Znamy plany startowe Łukasza Kubota. Po grze w Melbourne, na kilka tygodni przeniesie się na korty ziemne w Ameryce Południowej i Meksyku.
Powrót Santiago
Tuż po zakończeniu Australian Open, Polak poleci do Chile (1-7 lutego). W Santiago (zastąpiło w rozgrywkach ATP Vina del Mar) wystąpi w drabince głównej w singlu. Najgrożniejszymi rywalami powinni być Fernando Gonzalez (Chile), Tommy Hass (Niemcy), Juan Monaco (Argentyna) i Albert Montanes (Hiszpania).
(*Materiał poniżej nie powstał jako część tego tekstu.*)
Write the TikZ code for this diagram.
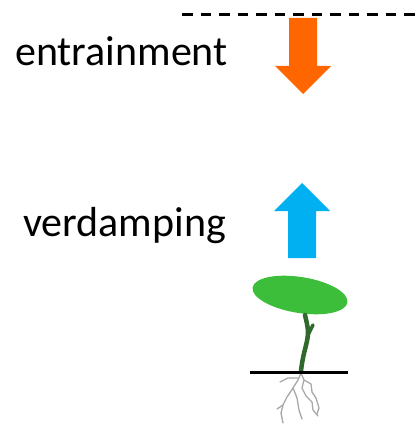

Wraz z Oliverem Marachem (Austria) zgłosił się także do debla, w którym są także inne niezłe duety, m.in. Marcelo Melo/Bruno Soares (Brazylia) czy Pablo Cuevas (Urugwaj)/Marcel Granollers (Hiszpania).
Gorące Costa do Sauipe
Tydzień póżniej „Luki” przeniesie się do Brazylii (8-14 lutego). W Costa do Sauipe na razie jest drugi na liście rezerwowej, ale jest spora szansa, że nie będzie musiał grać eliminacji.
Faworytami imprezy wydają się być Hiszpanie Nicolas Almagro i Juan Carlos Ferrero oraz Brazylijczyk Thomaz Bellucci. Pewnie także w Costa do Sauipe Łukasz i Oli zagrają wspólnie w grze podwójnej. Zgłoszenia do zawodów w przyszłym tygodniu.
Boskie Buenos Aires
Z Brazylii Kubot poleci do Argentyny (15-21 lutego). W kolejnym turnieju na mączce wystąpi w Buenos Aires. Jest obecnie szósty na liście oczekujących.
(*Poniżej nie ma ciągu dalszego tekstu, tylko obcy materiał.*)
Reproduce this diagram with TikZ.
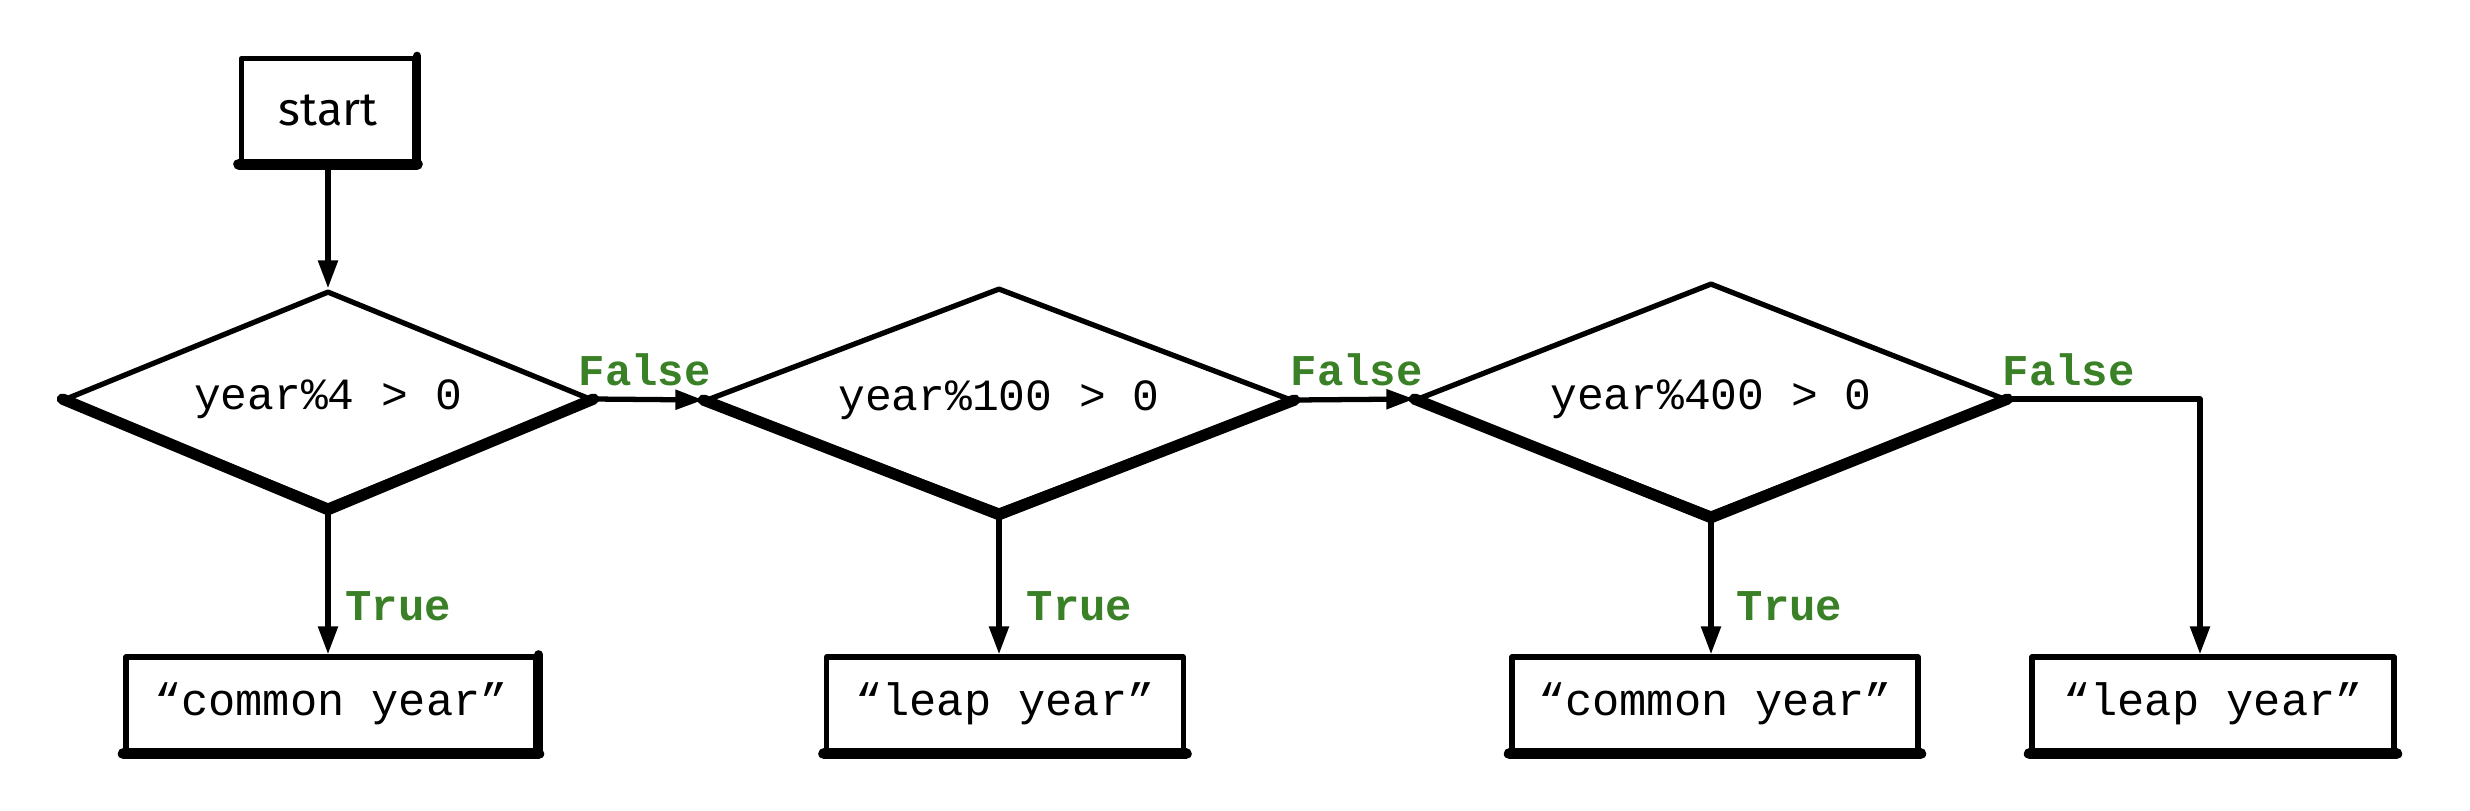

Gwiazdami imprezy mają być Hiszpanie David Ferrer i Carlos Moya.
Zobaczyć Acapulco
Kubot zakończy w Argentynie starty w Ameryce Południowej. Przeniesie się do Meksyku (22-28 lutego). Zostanie jednak na kortach ziemnych.
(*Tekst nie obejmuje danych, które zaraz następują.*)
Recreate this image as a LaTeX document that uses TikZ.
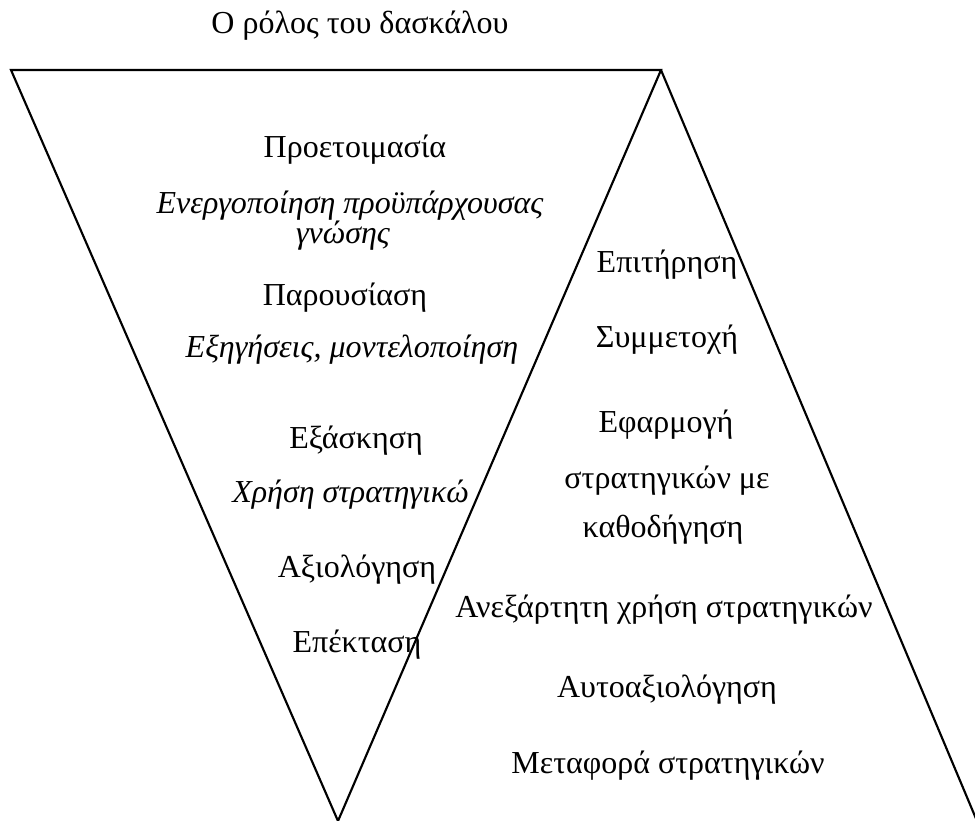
\documentclass[tikz,border=0pt]{standalone}
\usepackage{fontspec}
\setmainfont{Liberation Serif}
\begin{document}
\begin{tikzpicture}[x=0.75pt,y=-0.75pt,
  lbl/.style={anchor=base,inner sep=0pt,font=\fontsize{24}{29}\selectfont},
  ilbl/.style={lbl,font=\fontsize{24}{29}\selectfont\itshape},
  edge/.style={line width=1.6pt,line join=miter,line cap=butt}]
\useasboundingbox (0,0) rectangle (975,821);

% corners of the two triangles
\coordinate (tl) at (11,70);
\coordinate (apex) at (661,70);
\coordinate (bot) at (338,821);
\coordinate (br) at (977,821);

\draw[edge] (bot) -- (tl) -- (apex) -- (bot);
\draw[edge] (apex) -- (br);

% title
\node[lbl] (title) at (360,33) {Ο ρόλος του δασκάλου};

% teacher's side
\node[lbl]  (prep)   at (355,157) {Προετοιμασία};
\node[ilbl] (act1)   at (350,213) {Ενεργοποίηση προϋπάρχουσας};
\node[ilbl] (act2)   at (343,243) {γνώσης};
\node[lbl]  (pres)   at (345,305) {Παρουσίαση};
\node[ilbl] (expl)   at (352,357) {Εξηγήσεις, μοντελοποίηση};
\node[lbl]  (pract)  at (356,448) {Εξάσκηση};
\begin{scope}
  \clip (0,0) -- (467,0) -- (467,821) -- (0,821) -- cycle;
  \node[ilbl,anchor=base west] (use) at (232,502) {Χρήση στρατηγικών};
\end{scope}
\node[lbl]  (eval)   at (357,577) {Αξιολόγηση};
\node[lbl]  (ext)    at (357,652) {Επέκταση};

% student's side
\node[lbl] (mon)    at (667,272) {Επιτήρηση};
\node[lbl] (part)   at (667,347) {Συμμετοχή};
\node[lbl] (app1)   at (666,432) {Εφαρμογή};
\node[lbl] (app2)   at (667,488) {στρατηγικών με};
\node[lbl] (app3)   at (663,537) {καθοδήγηση};
\node[lbl] (indep)  at (664,617) {Ανεξάρτητη χρήση στρατηγικών};
\node[lbl] (self)   at (667,697) {Αυτοαξιολόγηση};
\node[lbl] (trans)  at (668,773) {Μεταφορά στρατηγικών};
\end{tikzpicture}
\end{document}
Jest tam na razie piąty na liście rezerwowej. Występ w tej pięknej miejscowości zapowiadają Gonzalez, Gael Monfils, Sam Querrey czy John Isner.
Z Meksyku Kubot przyleci prosto do Polski. Wystąpi w dniach 5-7 marca w meczu Pucharu Davisa pomiędzy Polakami i Finami.